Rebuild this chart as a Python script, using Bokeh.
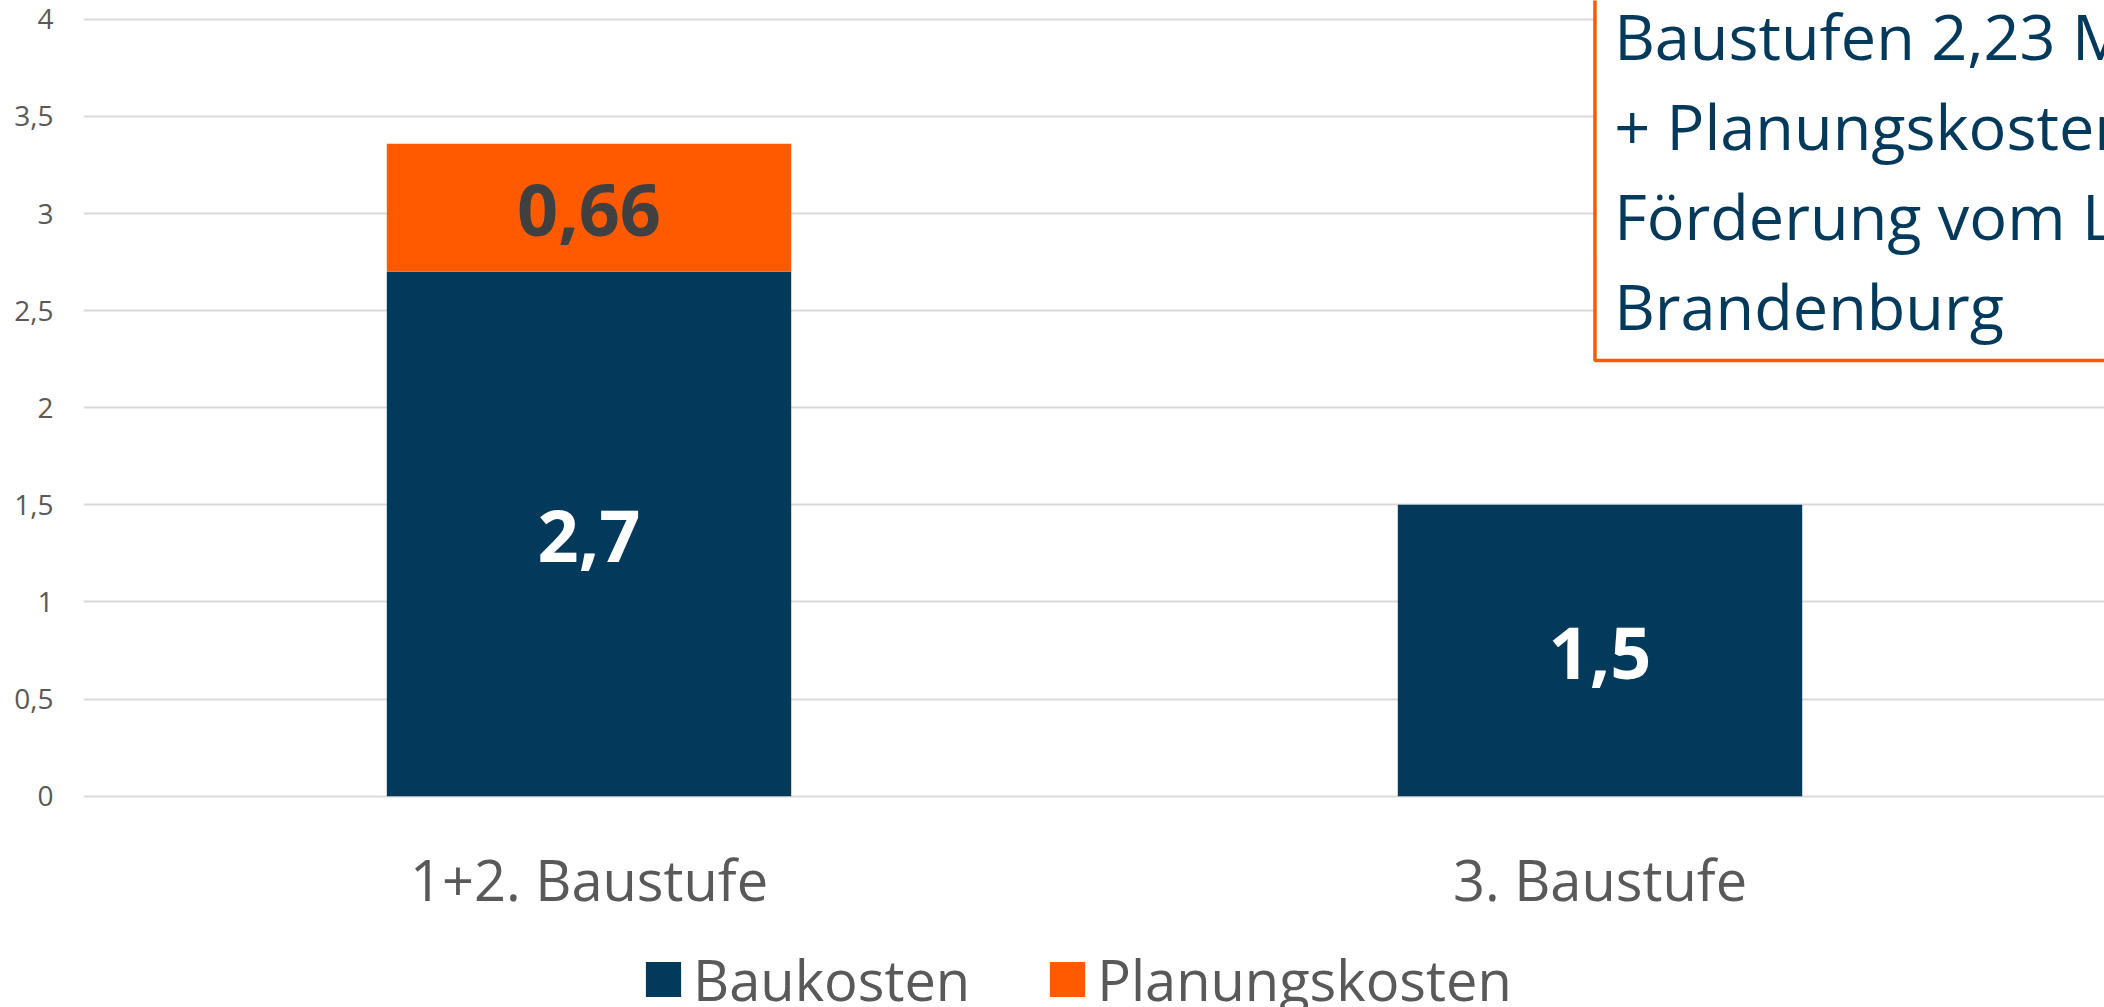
from bokeh.plotting import figure
from bokeh.models import (ColumnDataSource, Range1d, FixedTicker, CustomJSTickFormatter,
                          Legend, LegendItem)
from bokeh.core.properties import value
from bokeh.embed import file_html
from bokeh.resources import INLINE

# ---- data ----
categories = ["1+2. Baustufe", "3. Baustufe"]
series_names = ["Baukosten", "Planungskosten"]
baukosten = [2.7, 1.5]
planungskosten = [0.66, 0.0]
y_ticks = [0, 0.5, 1, 1.5, 2, 2.5, 3, 3.5, 4]
note_lines = ["Baustufen 2,23 Mio. €", "+ Planungskosten", "Förderung vom Land", "Brandenburg"]

NAVY = "#03395A"
ORANGE = "#FF5A00"
GRID = "#D9D9D9"
GREY = "#595959"
DARK = "#404040"
FONT = "Open Sans"

xs = list(range(len(categories)))
src = ColumnDataSource(dict(x=xs, Baukosten=baukosten, Planungskosten=planungskosten))

# frame extends to the bottom of the page; category labels and legend sit below y=0
p = figure(width=2104, height=1007,
           x_range=Range1d(-0.5, 1.499), y_range=Range1d(-1.088, 4.097),
           output_backend="svg", toolbar_location=None,
           min_border_left=83, min_border_right=0, min_border_top=0, min_border_bottom=0)
p.outline_line_color = None
p.background_fill_color = "white"

rs = p.vbar_stack(series_names, x="x", width=0.4, source=src,
                  fill_color=[NAVY, ORANGE], line_color=None)

# data labels
lab = dict(x=[], y=[], t=[], c=[])
for i in xs:
    base = 0.0
    for vals, col in [(baukosten, "white"), (planungskosten, DARK)]:
        v = vals[i]
        if v > 0:
            lab["x"].append(i)
            lab["y"].append(base + v / 2)
            lab["t"].append(("%g" % v).replace(".", ","))
            lab["c"].append(col)
        base += v
p.text(x="x", y="y", text="t", text_color="c", source=ColumnDataSource(lab),
       text_font=value(FONT), text_font_style="bold", text_font_size="72px",
       text_align="center", text_baseline="middle", y_offset=2)

# category labels (below the zero line)
p.text(x=xs, y=[0] * len(xs), text=categories, text_color=GREY,
       text_font=value(FONT), text_font_size="56px", text_align="center",
       text_baseline="alphabetic", y_offset=83)

# note box (extends beyond the visible area, clipped)
p.quad(left=[0.995], right=[3.0], bottom=[2.243], top=[6.0],
       fill_color="white", line_color=ORANGE, line_width=3.5)
note_y0 = 3.804
note_step = 0.4634
p.text(x=[1.014] * len(note_lines),
       y=[note_y0 - k * note_step for k in range(len(note_lines))],
       text=note_lines, text_color=NAVY, text_font=value(FONT),
       text_font_size="63px", text_align="left", text_baseline="alphabetic",
       y_offset=-22)

# y axis
p.yaxis.ticker = FixedTicker(ticks=y_ticks)
p.yaxis.formatter = CustomJSTickFormatter(code="return tick.toString().replace('.', ',');")
p.yaxis.major_label_text_font = FONT
p.yaxis.major_label_text_font_size = "28px"
p.yaxis.major_label_text_color = GREY
p.yaxis.axis_line_color = None
p.yaxis.major_tick_line_color = None
p.yaxis.minor_tick_line_color = None
p.yaxis.major_tick_out = 0
p.yaxis.major_tick_in = 0
p.yaxis.major_label_standoff = 30

p.ygrid.ticker = FixedTicker(ticks=y_ticks)
p.ygrid.grid_line_color = GRID
p.ygrid.grid_line_width = 2
p.xgrid.grid_line_color = None
p.xaxis.visible = False

# legend
legend = Legend(items=[LegendItem(label=n, renderers=[r]) for n, r in zip(series_names, rs)],
                orientation="horizontal", location=(558, -10),
                label_text_font=FONT, label_text_font_size="56px",
                label_text_color=GREY, glyph_width=44, glyph_height=44,
                label_standoff=8, spacing=75, padding=0, margin=0,
                border_line_color=None, background_fill_alpha=0)
p.add_layout(legend, "center")

open("out.html", "w").write(file_html(p, INLINE))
━━━━━━━━━━
To be done
Only the lines from the top of the data through the line with "fill_color=[NAVY, ORANGE], line_color=None)" should be quoted, exactly and with both ends kept; skip the pictures.

In response
Rebuild this chart as a Python script, using Bokeh.
from bokeh.plotting import figure
from bokeh.models import (ColumnDataSource, Range1d, FixedTicker, CustomJSTickFormatter,
                          Legend, LegendItem)
from bokeh.core.properties import value
from bokeh.embed import file_html
from bokeh.resources import INLINE

# ---- data ----
categories = ["1+2. Baustufe", "3. Baustufe"]
series_names = ["Baukosten", "Planungskosten"]
baukosten = [2.7, 1.5]
planungskosten = [0.66, 0.0]
y_ticks = [0, 0.5, 1, 1.5, 2, 2.5, 3, 3.5, 4]
note_lines = ["Baustufen 2,23 Mio. €", "+ Planungskosten", "Förderung vom Land", "Brandenburg"]

NAVY = "#03395A"
ORANGE = "#FF5A00"
GRID = "#D9D9D9"
GREY = "#595959"
DARK = "#404040"
FONT = "Open Sans"

xs = list(range(len(categories)))
src = ColumnDataSource(dict(x=xs, Baukosten=baukosten, Planungskosten=planungskosten))

# frame extends to the bottom of the page; category labels and legend sit below y=0
p = figure(width=2104, height=1007,
           x_range=Range1d(-0.5, 1.499), y_range=Range1d(-1.088, 4.097),
           output_backend="svg", toolbar_location=None,
           min_border_left=83, min_border_right=0, min_border_top=0, min_border_bottom=0)
p.outline_line_color = None
p.background_fill_color = "white"

rs = p.vbar_stack(series_names, x="x", width=0.4, source=src,
                  fill_color=[NAVY, ORANGE], line_color=None)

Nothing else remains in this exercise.